AFTER RECEIVING PERMISSION to cross my airspace, a pilot wouldn’t always cruise on through, he’d arrow through, and sometimes his

need to know conditions on the ground would be urgent. Every second mattered. Life and death were in my hands. I was calmly seated at a desk, holding a fizzy drink and a biro (Oh. A biro. Wow.) but I was also in the middle of the action. It was exhilarating, the thing I’d trained for, but terrifying. Shortly before my arrival an FAC got one number wrong when reading out the geo coordinates to an American F-15; the result was an errant bomb landing on British forces instead of the enemy. Three soldiers killed, two horribly maimed. So every word and digit I spoke would have consequences. We were “providing support,” that was the phrase used

constantly, but I realized how euphemistic it was. No less than the pilots, we were sometimes delivering death, and when it came to death, more so than life, you had to be precise.

I confess: I was happy. This was important work, patriotic work. I was using skills honed in the Dales, and at Sandringham, and all the way back to boyhood. Even to Balmoral. There was a bright line connecting my stalking with Sandy and my work here now. I was a British soldier, on a battlefield, at last, a role for which I’d been preparing all my life.

I was also Widow Six Seven. I’d had plenty of nicknames in my life, but this was the first nickname that felt more like an alias. I could really and truly hide behind it. For the first time I was just a name, a random name, and a random number. No title.
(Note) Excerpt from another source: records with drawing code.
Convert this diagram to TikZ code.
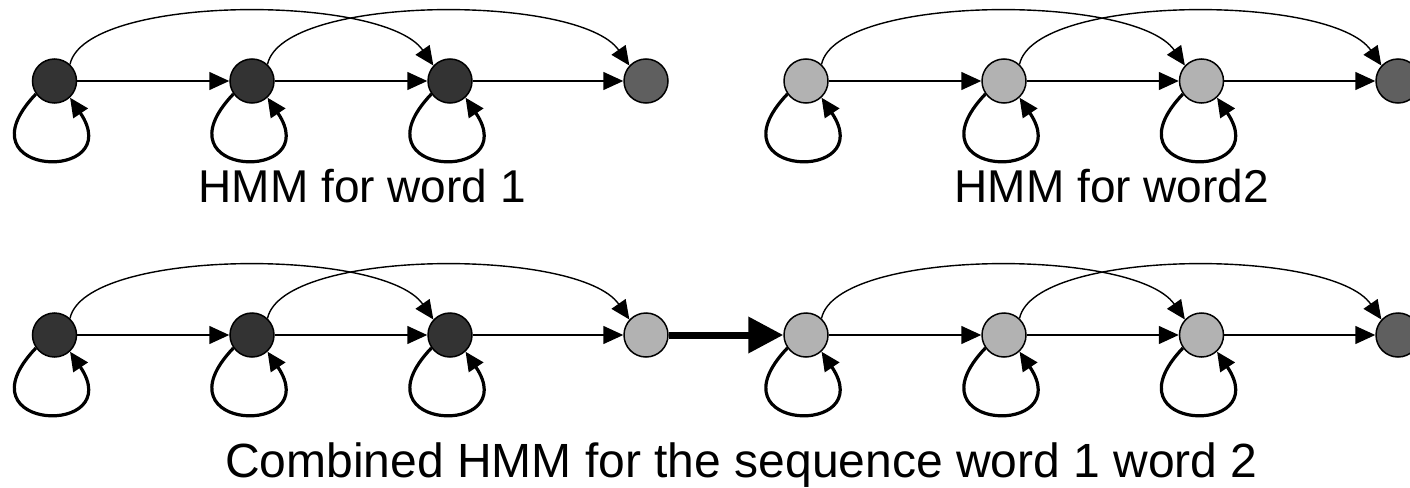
\documentclass[tikz,border=0pt]{standalone}
\usepackage{fontspec}
\setmainfont{Liberation Sans}
\usetikzlibrary{arrows.meta}
\definecolor{stateDark}{HTML}{333333}
\definecolor{stateMid}{HTML}{5F5F5F}
\definecolor{stateLight}{HTML}{B2B2B2}
\begin{document}
\begin{tikzpicture}[x=1pt,y=-1pt,
  state/.style={circle,draw=black,line width=1.5pt,minimum size=44pt,inner sep=0pt},
  sdark/.style={state,fill=stateDark},
  smid/.style={state,fill=stateMid},
  slight/.style={state,fill=stateLight},
  trans/.style={line width=1.5pt,-{Triangle[length=20pt,width=18pt]}},
  skiparc/.style={line width=1.4pt,-{Triangle[length=19pt,width=17pt]}},
  selfloop/.style={line width=3.2pt,-{Triangle[length=19pt,width=17pt]}},
  joinarrow/.style={line width=7pt,-{Triangle[length=35pt,width=35pt]}},
  caption/.style={anchor=base west,inner sep=0pt,font=\fontsize{46}{52}\selectfont}]
\useasboundingbox (0,0) rectangle (1410,487);

% HMM for word 1
\foreach \i/\x in {1/54.5,2/252,3/450} \node[sdark] (t\i) at (\x,81) {};
\node[smid] (t4) at (646,81) {};
% HMM for word 2
\foreach \i/\x in {1/806,2/1004,3/1201.5} \node[slight] (u\i) at (\x,81) {};
\node[smid] (u4) at (1398,81) {};
% combined HMM
\foreach \i/\x in {1/54.5,2/252,3/450} \node[sdark] (b\i) at (\x,335) {};
\foreach \i/\x in {4/646,5/806,6/1004,7/1201.5} \node[slight] (b\i) at (\x,335) {};
\node[smid] (b8) at (1398,335) {};

% forward transitions
\foreach \a/\c in {t1/t2,t2/t3,t3/t4,u1/u2,u2/u3,u3/u4,b1/b2,b2/b3,b3/b4,b5/b6,b6/b7,b7/b8}
  \draw[trans] (\a) -- (\c);
\draw[joinarrow] (b4) -- (b5);

% skip transitions
\foreach \a/\c in {t1/t3,t2/t4,u1/u3,u2/u4,b1/b3,b2/b4,b5/b7,b6/b8}
  \draw[skiparc] (\a.47) .. controls +(15,-70) and +(-50,-72) .. (\c.137);

% self transitions
\foreach \n in {t1,t2,t3,u1,u2,u3,b1,b2,b3,b5,b6,b7}
  \draw[selfloop] (\n.215) .. controls +(-80,84) and +(58,86) .. (\n.-47);

% captions
\node[caption] (cap1) at (198.5,202) {HMM for word 1};
\node[caption] (cap2) at (954.5,202) {HMM for word2};
\node[caption,font=\fontsize{48}{54}\selectfont] (cap3) at (225,477) {Combined HMM for the sequence word 1 word 2};
\end{tikzpicture}
\end{document}
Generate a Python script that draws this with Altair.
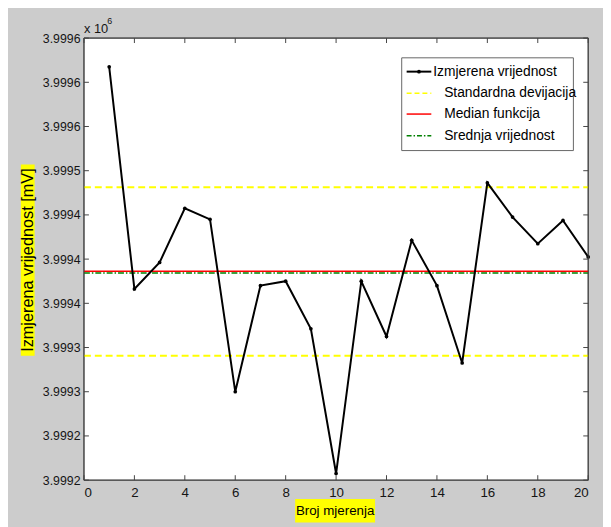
import altair as alt
import pandas as pd

# ---- data ----
measurement_no = [1, 2, 3, 4, 5, 6, 7, 8, 9, 10, 11, 12, 13, 14, 15, 16, 17, 18, 19, 20]
measured_mv = [3999574, 3999373, 3999397, 3999446, 3999436, 3999280, 3999376, 3999380,
               3999337, 3999206, 3999380, 3999330, 3999417, 3999376, 3999306, 3999469,
               3999438, 3999414, 3999435, 3999402]
std_upper = 3999465
std_lower = 3999312.5
median_mv = 3999389
mean_mv = 3999387.5
x_ticks = [0, 2, 4, 6, 8, 10, 12, 14, 16, 18, 20]
y_ticks = [3999200, 3999240, 3999280, 3999320, 3999360, 3999400,
           3999440, 3999480, 3999520, 3999560, 3999600]
y_tick_labels = ["3.9992", "3.9992", "3.9993", "3.9993", "3.9994", "3.9994",
                 "3.9994", "3.9995", "3.9996", "3.9996", "3.9996"]
legend_labels = ["Izmjerena vrijednost", "Standardna devijacija", "Median funkcija", "Srednja vrijednost"]
x_title = "Broj mjerenja"
y_title = "Izmjerena vrijednost [mV]"

FONT = "Liberation Sans, Arial, sans-serif"
W, H = 511, 448
Y0, Y1 = y_ticks[0], y_ticks[-1]

df = pd.DataFrame({"n": measurement_no, "v": measured_mv})
one = pd.DataFrame({"k": [0]})

xs = alt.Scale(domain=[0, 20], nice=False, zero=False)
ys = alt.Scale(domain=[Y0, Y1], nice=False, zero=False)

label_arr = "[" + ",".join("'%s'" % s for s in y_tick_labels) + "]"
step = y_ticks[1] - y_ticks[0]

x_axis = alt.Axis(values=x_ticks, title=None, domain=False, ticks=False, grid=False,
                  labelFont=FONT, labelFontSize=13.5, labelColor="#151515", labelPadding=6)
y_axis = alt.Axis(values=y_ticks, title=None, domain=False, ticks=False, grid=False,
                  labelFont=FONT, labelFontSize=12.5, labelColor="#151515", labelPadding=4,
                  labelExpr=label_arr + "[round((datum.value-%d)/%d)]" % (Y0, step))

# white plot area
bg = alt.Chart(one).mark_rect(fill="white", stroke="#444444", strokeWidth=1).encode(
    x=alt.value(0), x2=alt.value(W), y=alt.value(0), y2=alt.value(H))

# measured series
line = alt.Chart(df).mark_line(color="black", strokeWidth=2).encode(
    x=alt.X("n:Q", scale=xs, axis=x_axis),
    y=alt.Y("v:Q", scale=ys, axis=y_axis))
pts = alt.Chart(df).mark_circle(color="black", size=14, opacity=1).encode(
    x=alt.X("n:Q", scale=xs), y=alt.Y("v:Q", scale=ys))

def hrule(val, color, dash, width):
    d = pd.DataFrame({"v": [val]})
    kw = dict(color=color, strokeWidth=width)
    if dash:
        kw["strokeDash"] = dash
    return alt.Chart(d).mark_rule(**kw).encode(
        y=alt.Y("v:Q", scale=ys), x=alt.value(0), x2=alt.value(W))

std_hi = hrule(std_upper, "#ffff00", [7, 4], 2)
std_lo = hrule(std_lower, "#ffff00", [7, 4], 2)
mean_r = hrule(mean_mv, "#008000", [6, 2, 1.5, 2], 1.5)
med_r = hrule(median_mv, "#ff0000", None, 1.5)

# inward ticks on all four sides
xt = pd.DataFrame({"t": x_ticks})
yt = pd.DataFrame({"t": y_ticks})
tick_style = dict(color="#444444", strokeWidth=1)
xt_bot = alt.Chart(xt).mark_rule(**tick_style).encode(
    x=alt.X("t:Q", scale=xs), y=alt.value(H), y2=alt.value(H - 5))
xt_top = alt.Chart(xt).mark_rule(**tick_style).encode(
    x=alt.X("t:Q", scale=xs), y=alt.value(0), y2=alt.value(5))
yt_left = alt.Chart(yt).mark_rule(**tick_style).encode(
    y=alt.Y("t:Q", scale=ys), x=alt.value(0), x2=alt.value(5))
yt_right = alt.Chart(yt).mark_rule(**tick_style).encode(
    y=alt.Y("t:Q", scale=ys), x=alt.value(W), x2=alt.value(W - 5))

frame = alt.Chart(one).mark_rect(fill=None, stroke="#444444", strokeWidth=1).encode(
    x=alt.value(0), x2=alt.value(W), y=alt.value(0), y2=alt.value(H))

# legend
lx0, lx1, ly0, ly1 = 322, 496, 20, 114
rows_y = [34, 56, 77, 99]
leg_layers = [alt.Chart(one).mark_rect(fill="white", stroke="#666666", strokeWidth=1).encode(
    x=alt.value(lx0), x2=alt.value(lx1), y=alt.value(ly0), y2=alt.value(ly1))]
styles = [("black", None, 2), ("#ffff00", [5, 3], 1.5), ("#ff0000", None, 1.5), ("#008000", [5, 2, 1.5, 2], 1.5)]
for i, (lab, (c, dash, w)) in enumerate(zip(legend_labels, styles)):
    kw = dict(color=c, strokeWidth=w)
    if dash:
        kw["strokeDash"] = dash
    leg_layers.append(alt.Chart(one).mark_rule(**kw).encode(
        x=alt.value(327), x2=alt.value(352), y=alt.value(rows_y[i])))
    tx = 354 if i == 0 else 365
    leg_layers.append(alt.Chart(one).mark_text(
        align="left", baseline="middle", font=FONT, fontSize=14, color="black").encode(
        x=alt.value(tx), y=alt.value(rows_y[i]), text=alt.value(lab)))
leg_layers.append(alt.Chart(one).mark_circle(color="black", size=14, opacity=1).encode(
    x=alt.value(339.5), y=alt.value(rows_y[0])))

# axis titles with yellow background
yt_box = alt.Chart(one).mark_rect(fill="#ffff00").encode(
    x=alt.value(-64), x2=alt.value(-50), y=alt.value(128), y2=alt.value(322))
yt_txt = alt.Chart(one).mark_text(angle=270, align="center", baseline="middle",
                                  font=FONT, fontSize=16.5, color="black").encode(
    x=alt.value(-57), y=alt.value(225), text=alt.value(y_title))
xt_box = alt.Chart(one).mark_rect(fill="#ffff00").encode(
    x=alt.value(214), x2=alt.value(295), y=alt.value(467), y2=alt.value(491))
xt_txt = alt.Chart(one).mark_text(align="center", baseline="middle",
                                  font=FONT, fontSize=13.5, color="black").encode(
    x=alt.value(254.5), y=alt.value(479), text=alt.value(x_title))

# exponent
exp_a = alt.Chart(one).mark_text(align="left", baseline="middle", font=FONT, fontSize=13,
                                 color="#151515").encode(
    x=alt.value(0), y=alt.value(-9.5), text=alt.value("x 10"))
exp_b = alt.Chart(one).mark_text(align="left", baseline="middle", font=FONT, fontSize=9,
                                 color="#151515").encode(
    x=alt.value(23.5), y=alt.value(-17.5), text=alt.value("6"))

chart = alt.layer(
    bg, std_hi, std_lo, mean_r, med_r, line, pts,
    xt_bot, xt_top, yt_left, yt_right, frame,
    *leg_layers, yt_box, yt_txt, xt_box, xt_txt, exp_a, exp_b
).properties(
    width=W, height=H,
    padding={"left": 77, "top": 27, "right": 15, "bottom": 44},
    autosize=alt.AutoSizeParams(type="none"),
    background="#cccccc"
).configure_view(stroke=None)

chart.save("out.html", embed_options={"renderer": "svg", "actions": False})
And no bodyguard. Is this what other people feel like every day? I savored the normality, wallowed in it, and also considered how far I’d journeyed to find it. Central Afghanistan, the dead of winter, the middle of the night, the midst of a war, while speaking to a man fifteen thousand feet above my head—how abnormal is your life if that’s the first place you ever feel normal?

After every action there would be a lull, which was sometimes harder to deal with psychologically. Boredom was the enemy and we fought it by playing rugby, our ball a heavily taped-up roll of loo paper, or by jogging on the spot. We also did a thousand press-ups, and built primitive weightlifting equipment, taping wooden crates to metal bars. We made punch bags out of duffels. We read books, organized marathon chess matches, slept like cats. I watched grown men log twelve hours a day in bed.

We also ate and ate. Dwyer had a full kitchen. Pasta. Chips. Beans. We were given thirty minutes each week on the sat phone. The phone card was called Paradigm, and it had a code on the back, which you punched into the keypad. Then a robot, a nice-sounding woman, told you how many minutes you had left. Next thing you knew…

Spike, that you?

Chels.

Your old life, down the line. The sound always made you catch your breath. To think of home was never easy, for a complex set of reasons. To

hear home was a stab in the chest. If I didn’t call Chels, I called Pa. How are you, darling boy?

Not bad. You know.

But he asked me to write rather than call. He loved my letters. He said he’d much prefer a letter.